Patient God – Jealous God
Nahum 1-3 and Revelation 11
In Nahum, we read of God’s declaration of destruction against Nineveh. You may recall that over 100 years prior to Nahum, Jonah had preached against Nineveh. At that time, the people repented of their sins, so God didn’t send destruction at that time.
But that repentance didn’t last, and the people of Nineveh became more idolatrous and more sinful than ever. So in Nahum 1:2 we read, “The Lord is a jealous and avenging God; the Lord takes vengeance and is filled with wrath. The Lord takes vengeance on his foes and vents his wrath against his enemies.”
Normally, we think of jealousy as a bad thing, like “You have something I want, and I’m jealous.” Many times in the Bible, God talks of his jealousy as a relationship He wants to protect – sort of like a husband and a wife who are united. If one strays, the other would be very jealous, not wanting to share their spouse with another. In this case, God doesn’t want anyone worshiping anyone but Him, but Nineveh is worshiping idols – making God jealous.
And similarly, we typically also think of vengeance as a bad thing – and for us to take vengeance is indeed wrong. But God is a holy God, and can’t tolerate people flouting His law and do nothing about it. We’re told in Deuteronomy 32:35, “It is mine to avenge; I will repay.”
So in Nahum, God is declaring war against Nineveh and its people because of their sins. It seems kind of odd, then, that verse 3 continues by talking about how patient God is: “The Lord is slow to anger but great in power; the Lord will not leave the guilty unpunished.”
God had indeed been slow to anger. He had given the people at least another 100 years to get right with Him. He had been very patient. But at some point, even God has had enough and will act, not leaving the guilty unpunished.
This was true for Nineveh, when it was destroyed in 612 B.C. And this fact is still true today.
We’re told in 2 Peter 3: 9-10, “9 The Lord is not slow in keeping his promise, as some understand slowness. Instead, he is patient with you, not wanting anyone to perish, but everyone to come to repentance. 10 But the day of the Lord will come like a thief. The heavens will disappear with a roar; the elements will be destroyed by fire, and the earth and everything in it will be laid bare.”

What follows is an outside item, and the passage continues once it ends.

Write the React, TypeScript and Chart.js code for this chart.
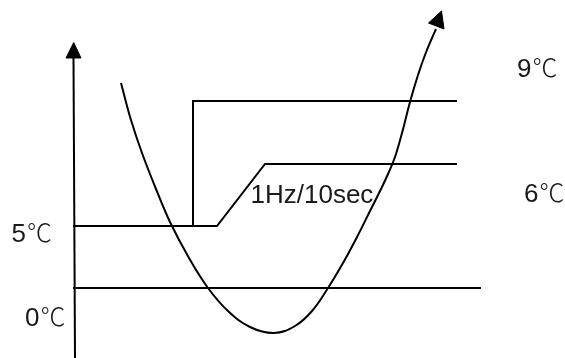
import React, { useEffect, useRef } from "react";
import { Chart, registerables } from "chart.js";

Chart.register(...registerables);

// x: time axis (arbitrary units), y: height above the 0℃ line (arbitrary units)
const axisX = [75, 73.5];
const axisY = [-70, 230];
const axisHeadX = [66, 73.7, 81, 66];
const axisHeadY = [230, 245.5, 230, 230];

const zeroLineX = [73, 481];
const zeroLineY = [0, 0];

const rampX = [73, 217, 265, 457];
const rampY = [62, 62, 124, 124];

const stepX = [193, 193, 457];
const stepY = [62, 187, 187];

const curveX = [121, 131, 142, 156, 170, 189, 208, 228, 250, 274, 295, 312, 328, 343, 357, 370, 382, 388, 395, 402, 410, 418, 425, 432, 436];
const curveY = [205, 168, 135, 99, 66, 30, 0, -23, -39, -45, -38, -23, 0, 25, 51, 77, 101, 114, 131, 155, 186, 213, 233, 250, 259];

const curveHeadX = [441.5, 428.5, 444, 441.5];
const curveHeadY = [277, 265, 259, 277];

const labelTexts = ["9℃", "6℃", "5℃", "0℃", "1Hz/10sec"];
const labelX = [517, 524, 11.5, 25, 250.5];
const labelY = [211, 86, 46, -38, 85];

const pts = (xs: number[], ys: number[]) => xs.map((x, i) => ({ x, y: ys[i] }));

const lineDs = (xs: number[], ys: number[], extra: any = {}) => ({
  data: pts(xs, ys),
  borderColor: "#000",
  backgroundColor: "#000",
  borderWidth: 2,
  pointRadius: 0,
  tension: 0,
  fill: false,
  ...extra,
});

const LATIN = '26px "Liberation Sans", Arial, sans-serif';
const CJK = '300 25px "Noto Sans CJK SC", "Noto Sans CJK JP", sans-serif';

const textPlugin = {
  id: "schemaText",
  afterDatasetsDraw(chart: any) {
    const { ctx, scales } = chart;
    ctx.save();
    ctx.fillStyle = "#1a1a1a";
    ctx.textAlign = "left";
    ctx.textBaseline = "alphabetic";
    labelTexts.forEach((t, i) => {
      let x = scales.x.getPixelForValue(labelX[i]);
      const y = scales.y.getPixelForValue(labelY[i]);
      const parts = t.split(/(℃)/).filter((p) => p.length);
      parts.forEach((p) => {
        ctx.font = p === "℃" ? CJK : LATIN;
        if (p === "℃") x += 1;
        ctx.fillText(p, x, y);
        x += ctx.measureText(p).width;
      });
    });
    ctx.restore();
  },
};

export default function App() {
  const ref = useRef<HTMLCanvasElement>(null);
  useEffect(() => {
    document.body.style.margin = "0";
    const chart = new Chart(ref.current as HTMLCanvasElement, {
      type: "line",
      data: {
        datasets: [
          lineDs(axisX, axisY),
          lineDs(axisHeadX, axisHeadY, { fill: "shape", borderWidth: 1 }),
          lineDs(zeroLineX, zeroLineY),
          lineDs(rampX, rampY),
          lineDs(stepX, stepY),
          lineDs(curveX, curveY, { tension: 0.4 }),
          lineDs(curveHeadX, curveHeadY, { fill: "shape", borderWidth: 1 }),
        ] as any,
      },
      options: {
        responsive: false,
        animation: false,
        devicePixelRatio: 1,
        layout: { padding: 0 },
        plugins: { legend: { display: false }, tooltip: { enabled: false } },
        scales: {
          x: { type: "linear", min: 0, max: 565, display: false },
          y: { type: "linear", min: -70, max: 288, display: false },
        },
      },
      plugins: [textPlugin],
    });
    return () => chart.destroy();
  }, []);
  return (
    <div style={{ position: "fixed", left: 0, top: 0, width: 565, height: 358, background: "#fff" }}>
      <canvas ref={ref} width={565} height={358} />
    </div>
  );
}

Again, God is patient, wanting everyone to repent. But the time will come when He will destroy not Nineveh, but the earth, because of her sins.
In today’s reading in Revelation 11, we read about 2 witnesses that will prophesy for 1260 days at the end of this evil age. They will be killed, and then after 3.5 days, they will be resurrected and caught up to heaven. Then, in Revelation 11:15, the seventh trumpet will sound, and it will be declared, “The kingdom of the world has become the kingdom of our Lord and of his Christ, and he will reign for ever and ever.” Then in Revelation 11:18, we read, “The nations were angry and your wrath has come. The time has come for judging the dead, and for rewarding your servants the prophets and your saints and those who reverence your name, both small and great – and for destroying those who destroy the earth.”
Notice in this passage there is a good news / bad news situation, declaring that God’s wrath has come (a bad thing), but also the time for rewarding His servants (a good thing)
In Nahum’s time, even with the bad things he was prophesying against Nineveh, Nahum was able to comfort God’s people with Nahum 1:15, “Look, there on the mountains, the feet of one who brings good news, who proclaims peace!” At the same time the guilty were being punished, the righteous were celebrating because of the peace they were about to enjoy.
We don’t know when, but we do know that one day, God will get so angry with the sinfulness rampant on earth that he will say, “enough”. He will send horrible plagues and destruction, and then send Jesus – who will judge the living and the dead, destroying the wicked in the lake of fire, and granting eternal life to the righteous.
Since we know these things are coming, what kind of lives should we be living – as we await the return of Jesus? The choice is yours. But there will be consequences.